基于二维Winograd算法的深流水线5×5卷积方法

doi:10.11772/j.issn.1001-9081.2020101668

计算机应用 ›› 2021, Vol. 41 ›› Issue (8): 2258-2264.DOI: 10.11772/j.issn.1001-9081.2020101668

所属专题：先进计算

基于二维Winograd算法的深流水线5×5卷积方法

黄程程, 董霄霄, 李钊

山东理工大学计算机科学与技术学院, 山东淄博 255049

收稿日期:2020-10-28 修回日期:2021-01-27 发布日期:2021-02-05 出版日期:2021-08-10
通讯作者: 李钊
作者简介:黄程程(1997-),男,四川仁寿人,硕士研究生,CCF会员,主要研究方向:计算机体系架构;董霄霄(1996-),女,山东济宁人,硕士研究生,主要研究方向:目标检测;李钊(1983-),男,山东淄博人,讲师,博士,主要研究方向:近似计算、机器学习。
基金资助:
山东省自然科学基金资助项目（ZR2018LF002）；山东省高等学校青年创新团队发展计划项目（2019KJN048）；淄博市校城融合发展计划项目（2018ZBXC021）。

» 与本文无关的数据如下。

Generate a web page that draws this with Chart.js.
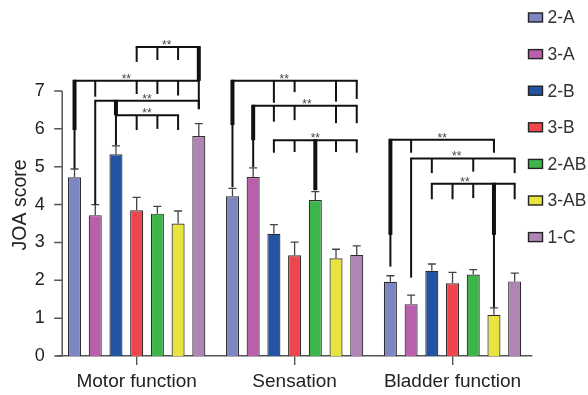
<!DOCTYPE html>
<html>
<head>
<meta charset="utf-8">
<script src="https://cdn.jsdelivr.net/npm/chart.js@4.4.0/dist/chart.umd.min.js"></script>
<style>
  html, body { margin: 0; padding: 0; background: #fff; }
  #wrap { width: 588px; height: 395px; }
</style>
</head>
<body>
<div id="wrap"><canvas id="grafico"></canvas></div>
<script>
const categorias = ["Motor function", "Sensation", "Bladder function"];
const grupos = ["2-A", "3-A", "2-B", "3-B", "2-AB", "3-AB", "1-C"];
const cores = ["#7b86c3", "#b95fab", "#2354a3", "#ee464c", "#3db54a", "#e8e33e", "#b084b5"];
const tituloY = "JOA score";

// média de cada grupo: motor, sensação, bexiga
const media2A = [4.72, 4.22, 1.96];
const media3A = [3.72, 4.73, 1.37];
const media2B = [5.33, 3.23, 2.25];
const media3B = [3.85, 2.66, 1.92];
const media2AB = [3.76, 4.12, 2.15];
const media3AB = [3.50, 2.58, 1.09];
const media1C = [5.81, 2.67, 1.97];

// barra de erro (só para cima)
const erro2A = [0.22, 0.21, 0.16];
const erro3A = [0.28, 0.24, 0.24];
const erro2B = [0.22, 0.24, 0.18];
const erro3B = [0.34, 0.35, 0.29];
const erro2AB = [0.19, 0.22, 0.13];
const erro3AB = [0.33, 0.24, 0.18];
const erro1C = [0.33, 0.24, 0.22];

const medias = [media2A, media3A, media2B, media3B, media2AB, media3AB, media1C];
const erros = [erro2A, erro3A, erro2B, erro3B, erro2AB, erro3AB, erro1C];

// chaves de significância: categoria, altura da linha, posição do "**",
// ramos [grupo, até onde desce, até onde é grosso]
const chaves = [
  { cat: 0, y: 8.16, star: 4.45, ramos: [[3, 7.77], [4, 7.82], [5, 7.82], [6, 7.27, 7.27]] },
  { cat: 0, y: 7.27, star: 2.5, ramos: [[0, 4.95, 5.97], [1, 6.85], [3, 6.92], [4, 6.92], [5, 6.88], [6, 6.52]] },
  { cat: 0, y: 6.74, star: 3.5, ramos: [[1, 3.99], [2, 6.36, 6.36], [6, 6.52]] },
  { cat: 0, y: 6.36, star: 3.5, ramos: [[2, 5.57], [3, 5.97], [4, 6.0], [5, 5.97]] },
  { cat: 1, y: 7.27, star: 2.5, ramos: [[0, 4.46, 6.10], [2, 6.69], [3, 6.97], [5, 6.72], [6, 6.79]] },
  { cat: 1, y: 6.61, star: 3.6, ramos: [[1, 4.99, 5.70], [2, 6.19], [3, 6.23], [5, 6.15], [6, 6.15]] },
  { cat: 1, y: 5.70, star: 4, ramos: [[2, 5.37], [3, 5.39], [4, 4.38, 4.38], [5, 5.39], [6, 5.37]] },
  { cat: 2, y: 5.71, star: 2.5, ramos: [[0, 2.36, 3.20], [1, 5.37], [5, 5.37]] },
  { cat: 2, y: 5.22, star: 3.2, ramos: [[1, 2.07], [2, 4.83], [4, 4.87], [6, 4.83]] },
  { cat: 2, y: 4.55, star: 3.6, ramos: [[2, 4.14], [3, 4.14], [4, 4.17], [5, 1.28, 3.20], [6, 4.14]] }
];

const fonte = '"Liberation Sans", Arial, Helvetica, sans-serif';

function xDaBarra(chart, cat, idx) {
  const a = Math.floor(idx);
  const b = Math.ceil(idx);
  const xa = chart.getDatasetMeta(a).data[cat].x;
  const xb = chart.getDatasetMeta(b).data[cat].x;
  return xa + (xb - xa) * (idx - a);
}

const extras = {
  id: "extras",
  afterDatasetsDraw(chart) {
    const ctx = chart.ctx;
    const ys = chart.scales.y;
    const area = chart.chartArea;
    ctx.save();

    // eixo y deslocado um pouco para dentro, como no original
    const eixoX = area.left + 4.5;
    ctx.strokeStyle = "#555";
    ctx.lineWidth = 1.5;
    ctx.beginPath();
    ctx.moveTo(eixoX, ys.getPixelForValue(0));
    ctx.lineTo(eixoX, ys.getPixelForValue(7));
    ys.ticks.forEach(t => {
      const py = ys.getPixelForValue(t.value);
      ctx.moveTo(eixoX - 8, py);
      ctx.lineTo(eixoX, py);
    });
    ctx.stroke();

    // título do eixo y, um pouco acima do centro
    ctx.save();
    ctx.translate(21, area.top + (area.bottom - area.top) * 0.43);
    ctx.rotate(-Math.PI / 2);
    ctx.font = "19.5px " + fonte;
    ctx.fillStyle = "#222";
    ctx.textAlign = "center";
    ctx.textBaseline = "middle";
    ctx.fillText(tituloY, 0, 0);
    ctx.restore();

    // barras de erro
    ctx.strokeStyle = "#444";
    ctx.lineWidth = 1.3;
    chart.data.datasets.forEach((ds, i) => {
      chart.getDatasetMeta(i).data.forEach((bar, j) => {
        const topo = ys.getPixelForValue(ds.data[j] + ds.erro[j]);
        ctx.beginPath();
        ctx.moveTo(bar.x, bar.y);
        ctx.lineTo(bar.x, topo);
        ctx.moveTo(bar.x - 4, topo);
        ctx.lineTo(bar.x + 4, topo);
        ctx.stroke();
      });
    });

    // chaves de significância
    ctx.strokeStyle = "#111";
    ctx.fillStyle = "#444";
    ctx.lineCap = "butt";
    ctx.font = "12px " + fonte;
    ctx.textAlign = "center";
    ctx.textBaseline = "alphabetic";
    chaves.forEach(c => {
      const py = ys.getPixelForValue(c.y);
      const xs = c.ramos.map(r => xDaBarra(chart, c.cat, r[0]));
      ctx.lineWidth = 2;
      ctx.beginPath();
      ctx.moveTo(Math.min(...xs) - 1, py);
      ctx.lineTo(Math.max(...xs) + 1, py);
      ctx.stroke();
      c.ramos.forEach((r, k) => {
        const fim = ys.getPixelForValue(r[1]);
        if (r[2] !== undefined) {
          const grosso = ys.getPixelForValue(r[2]);
          ctx.lineWidth = 4;
          ctx.beginPath();
          ctx.moveTo(xs[k], py - 1);
          ctx.lineTo(xs[k], grosso);
          ctx.stroke();
        }
        ctx.lineWidth = 2;
        ctx.beginPath();
        ctx.moveTo(xs[k], py);
        ctx.lineTo(xs[k], fim);
        ctx.stroke();
      });
      ctx.fillText("**", xDaBarra(chart, c.cat, c.star), py + 2);
    });

    ctx.restore();
  },
  afterDraw(chart) {
    // legenda à direita
    const ctx = chart.ctx;
    const lx = chart.chartArea.right - 3;
    ctx.save();
    ctx.font = "17.5px " + fonte;
    ctx.textBaseline = "middle";
    ctx.textAlign = "left";
    chart.data.datasets.forEach((ds, i) => {
      const cy = 17.5 + i * 36.6;
      ctx.fillStyle = ds.backgroundColor;
      ctx.fillRect(lx, cy - 4.5, 14, 9);
      ctx.strokeStyle = "#222";
      ctx.lineWidth = 1.4;
      ctx.strokeRect(lx, cy - 4.5, 14, 9);
      ctx.fillStyle = "#333";
      ctx.fillText(ds.label, lx + 19, cy + 1);
    });
    ctx.restore();
  }
};

const datasets = grupos.map((g, i) => ({
  label: g,
  data: medias[i],
  erro: erros[i],
  backgroundColor: cores[i],
  borderColor: "#2e2e2e",
  borderWidth: 1.2,
  barPercentage: 0.63,
  categoryPercentage: 0.918
}));

new Chart(document.getElementById("grafico"), {
  type: "bar",
  data: { labels: categorias, datasets },
  options: {
    responsive: true,
    maintainAspectRatio: false,
    animation: false,
    layout: { padding: { top: 91, right: 56.5, left: 0, bottom: 0 } },
    plugins: { legend: { display: false }, tooltip: { enabled: false } },
    scales: {
      x: {
        grid: { drawOnChartArea: false, offset: false, tickLength: 9, color: "#555", lineWidth: 1.4 },
        border: { color: "#555", width: 1.5 },
        ticks: { font: { size: 19, family: fonte }, color: "#222", padding: 5, maxRotation: 0 },
        afterFit: s => { s.height = 39; }
      },
      y: {
        min: 0,
        max: 7,
        grid: { display: false, drawTicks: false },
        border: { display: false },
        ticks: { stepSize: 1, font: { size: 18, family: fonte }, color: "#222", padding: 13 },
        afterFit: s => { s.width = 57.7; }
      }
    }
  },
  plugins: [extras]
});
</script>
</body>
</html>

Deep pipeline 5×5 convolution method based on two-dimensional Winograd algorithm

HUANG Chengcheng, DONG Xiaoxiao, LI Zhao

School of Computer Science and Technology, Shandong University of Technology, Zibo Shandong 255049, China

Received:2020-10-28 Revised:2021-01-27 Online:2021-02-05 Published:2021-08-10
Supported by:
This work is partially supported by the Natural Science Foundation of Shandong Province (ZR2018LF002), the Development Program of Youth Innovation Teams in Colleges and Universities of Shandong Province (2019KJN048), the University and City Integration Development Program of Zibo City (2018ZBXC021).

摘要/Abstract

摘要： 针对二维Winograd卷积算法中存储器带宽需求过高、计算复杂度高、设计探索周期漫长、级联的卷积存在层间计算延迟等问题，提出一种基于二维Winograd算法的双缓冲区5×5卷积层设计方法。首先使用列缓冲结构完成数据布局，以重用相邻分块之间的重叠数据，降低存储器带宽需求；然后精确搜索并复用Winograd算法加法计算过程中重复的中间计算结果，来降低加法运算量，从而减小加速器系统的能耗开销和设计面积；最后根据Winograd算法计算过程来完成6级流水线结构的设计，并实现针对5×5卷积的高效率计算。实验结果表明，这种5×5卷积的计算方法在基本不影响卷积神经网络（CNN）预测准确率的前提下，与传统卷积相比降低了83%的乘法运算量，加速倍率为5.82；该方法与级联3×3二维Winograd卷积组成5×5卷积的方法相比降低了12%的乘法运算量，降低了约24.2%的存储器带宽需求，并减少了20%的运算时间。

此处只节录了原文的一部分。